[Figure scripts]
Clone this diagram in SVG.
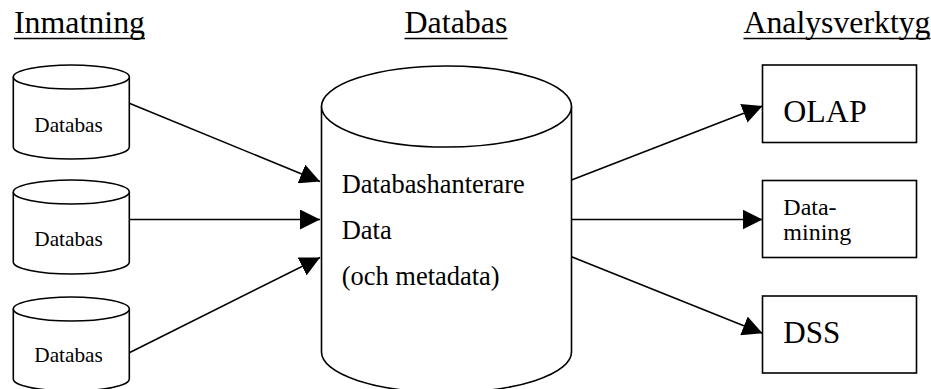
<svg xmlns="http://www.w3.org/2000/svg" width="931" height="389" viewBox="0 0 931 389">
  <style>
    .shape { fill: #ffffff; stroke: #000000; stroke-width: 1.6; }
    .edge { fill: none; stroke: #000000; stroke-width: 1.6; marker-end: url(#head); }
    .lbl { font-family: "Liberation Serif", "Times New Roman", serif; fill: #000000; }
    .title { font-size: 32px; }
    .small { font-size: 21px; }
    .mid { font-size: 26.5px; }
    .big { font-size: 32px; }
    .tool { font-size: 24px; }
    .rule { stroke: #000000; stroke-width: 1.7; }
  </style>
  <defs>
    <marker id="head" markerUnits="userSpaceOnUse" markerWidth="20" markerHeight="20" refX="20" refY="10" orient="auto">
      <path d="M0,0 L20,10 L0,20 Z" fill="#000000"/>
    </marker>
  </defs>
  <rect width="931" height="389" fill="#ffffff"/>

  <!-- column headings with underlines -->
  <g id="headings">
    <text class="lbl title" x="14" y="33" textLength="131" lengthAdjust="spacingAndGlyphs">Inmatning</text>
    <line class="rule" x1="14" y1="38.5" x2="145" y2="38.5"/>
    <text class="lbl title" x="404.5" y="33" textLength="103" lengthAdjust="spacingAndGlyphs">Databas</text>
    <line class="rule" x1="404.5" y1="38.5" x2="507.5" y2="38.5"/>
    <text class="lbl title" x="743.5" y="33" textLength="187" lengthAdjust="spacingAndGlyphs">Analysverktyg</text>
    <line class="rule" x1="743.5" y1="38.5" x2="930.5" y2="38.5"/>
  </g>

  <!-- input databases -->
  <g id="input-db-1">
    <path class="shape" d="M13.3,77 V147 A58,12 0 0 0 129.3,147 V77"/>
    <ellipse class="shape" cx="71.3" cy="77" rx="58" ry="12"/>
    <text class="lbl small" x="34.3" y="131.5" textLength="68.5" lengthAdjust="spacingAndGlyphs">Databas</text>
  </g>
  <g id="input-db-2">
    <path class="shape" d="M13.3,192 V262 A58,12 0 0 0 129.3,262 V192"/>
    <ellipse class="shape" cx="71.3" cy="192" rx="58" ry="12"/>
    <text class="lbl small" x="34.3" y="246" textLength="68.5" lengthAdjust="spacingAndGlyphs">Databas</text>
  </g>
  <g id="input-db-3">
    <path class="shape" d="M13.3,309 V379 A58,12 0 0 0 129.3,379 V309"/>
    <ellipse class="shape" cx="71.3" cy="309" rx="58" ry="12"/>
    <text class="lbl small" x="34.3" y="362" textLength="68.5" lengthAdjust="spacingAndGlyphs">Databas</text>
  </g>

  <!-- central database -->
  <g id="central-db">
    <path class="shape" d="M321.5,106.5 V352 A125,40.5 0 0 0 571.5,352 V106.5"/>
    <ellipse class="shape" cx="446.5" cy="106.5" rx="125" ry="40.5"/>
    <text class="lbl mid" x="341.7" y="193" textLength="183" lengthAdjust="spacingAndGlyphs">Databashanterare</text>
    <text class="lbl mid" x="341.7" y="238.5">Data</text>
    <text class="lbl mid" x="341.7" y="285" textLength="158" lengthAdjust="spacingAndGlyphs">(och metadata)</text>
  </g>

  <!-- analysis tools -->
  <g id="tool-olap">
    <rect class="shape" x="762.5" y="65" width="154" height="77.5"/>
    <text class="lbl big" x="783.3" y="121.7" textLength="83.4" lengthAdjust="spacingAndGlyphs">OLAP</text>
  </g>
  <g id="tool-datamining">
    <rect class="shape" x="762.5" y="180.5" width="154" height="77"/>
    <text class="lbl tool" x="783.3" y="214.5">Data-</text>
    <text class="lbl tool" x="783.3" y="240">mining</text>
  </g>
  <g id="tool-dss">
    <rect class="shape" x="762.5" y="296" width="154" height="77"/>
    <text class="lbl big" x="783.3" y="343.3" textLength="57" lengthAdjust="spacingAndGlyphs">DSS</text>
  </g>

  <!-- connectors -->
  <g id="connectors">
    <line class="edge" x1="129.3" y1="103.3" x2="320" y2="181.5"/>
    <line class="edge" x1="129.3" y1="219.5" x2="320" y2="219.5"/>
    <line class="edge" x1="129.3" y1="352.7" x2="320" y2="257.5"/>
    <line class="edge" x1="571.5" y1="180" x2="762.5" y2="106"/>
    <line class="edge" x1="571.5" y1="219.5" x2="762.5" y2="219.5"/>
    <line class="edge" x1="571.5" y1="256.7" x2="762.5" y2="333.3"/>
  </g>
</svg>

* * *

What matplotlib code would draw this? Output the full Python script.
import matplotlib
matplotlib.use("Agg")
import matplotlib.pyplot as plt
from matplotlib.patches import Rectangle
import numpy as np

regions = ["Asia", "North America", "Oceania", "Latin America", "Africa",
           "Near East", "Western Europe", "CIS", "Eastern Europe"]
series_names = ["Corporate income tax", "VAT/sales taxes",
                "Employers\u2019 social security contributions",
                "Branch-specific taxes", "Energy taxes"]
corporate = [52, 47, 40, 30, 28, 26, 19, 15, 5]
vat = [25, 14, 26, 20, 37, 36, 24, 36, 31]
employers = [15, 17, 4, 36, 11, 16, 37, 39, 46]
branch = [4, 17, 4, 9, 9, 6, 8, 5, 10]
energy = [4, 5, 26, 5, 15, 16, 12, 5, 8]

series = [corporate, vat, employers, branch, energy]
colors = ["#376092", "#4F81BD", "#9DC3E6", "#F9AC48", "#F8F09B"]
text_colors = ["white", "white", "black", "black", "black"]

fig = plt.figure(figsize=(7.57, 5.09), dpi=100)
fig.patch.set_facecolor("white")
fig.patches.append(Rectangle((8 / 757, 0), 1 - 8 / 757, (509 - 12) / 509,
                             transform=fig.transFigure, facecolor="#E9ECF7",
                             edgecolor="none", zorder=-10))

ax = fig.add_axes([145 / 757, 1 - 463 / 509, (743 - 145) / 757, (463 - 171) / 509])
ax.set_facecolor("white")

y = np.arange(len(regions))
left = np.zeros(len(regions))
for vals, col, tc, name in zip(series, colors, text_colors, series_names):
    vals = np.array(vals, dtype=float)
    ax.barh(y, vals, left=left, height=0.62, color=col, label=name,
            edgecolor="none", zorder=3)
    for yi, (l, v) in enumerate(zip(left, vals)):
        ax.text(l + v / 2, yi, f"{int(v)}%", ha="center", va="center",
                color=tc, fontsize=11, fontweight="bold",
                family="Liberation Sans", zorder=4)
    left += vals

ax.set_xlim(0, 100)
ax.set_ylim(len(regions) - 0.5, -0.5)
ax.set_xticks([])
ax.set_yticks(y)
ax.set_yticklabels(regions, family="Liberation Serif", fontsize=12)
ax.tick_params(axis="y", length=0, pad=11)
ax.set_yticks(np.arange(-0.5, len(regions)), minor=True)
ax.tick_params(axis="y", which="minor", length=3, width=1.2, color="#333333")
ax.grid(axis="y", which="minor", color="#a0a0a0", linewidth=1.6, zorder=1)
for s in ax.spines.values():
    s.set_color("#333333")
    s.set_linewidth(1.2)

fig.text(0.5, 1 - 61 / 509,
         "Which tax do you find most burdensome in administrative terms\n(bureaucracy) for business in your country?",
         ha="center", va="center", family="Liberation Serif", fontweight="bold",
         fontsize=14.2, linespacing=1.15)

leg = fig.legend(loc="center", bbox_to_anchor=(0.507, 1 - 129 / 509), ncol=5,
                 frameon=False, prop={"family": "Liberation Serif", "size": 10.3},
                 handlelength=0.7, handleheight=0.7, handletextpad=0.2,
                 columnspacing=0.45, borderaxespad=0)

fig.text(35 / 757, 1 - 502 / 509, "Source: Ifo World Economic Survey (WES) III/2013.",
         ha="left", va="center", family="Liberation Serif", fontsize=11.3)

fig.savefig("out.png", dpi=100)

→ Task directions
From the data, pick out every line that includes "this".

→ Exercise result
Clone this diagram in SVG.
What matplotlib code would draw this? Output the full Python script.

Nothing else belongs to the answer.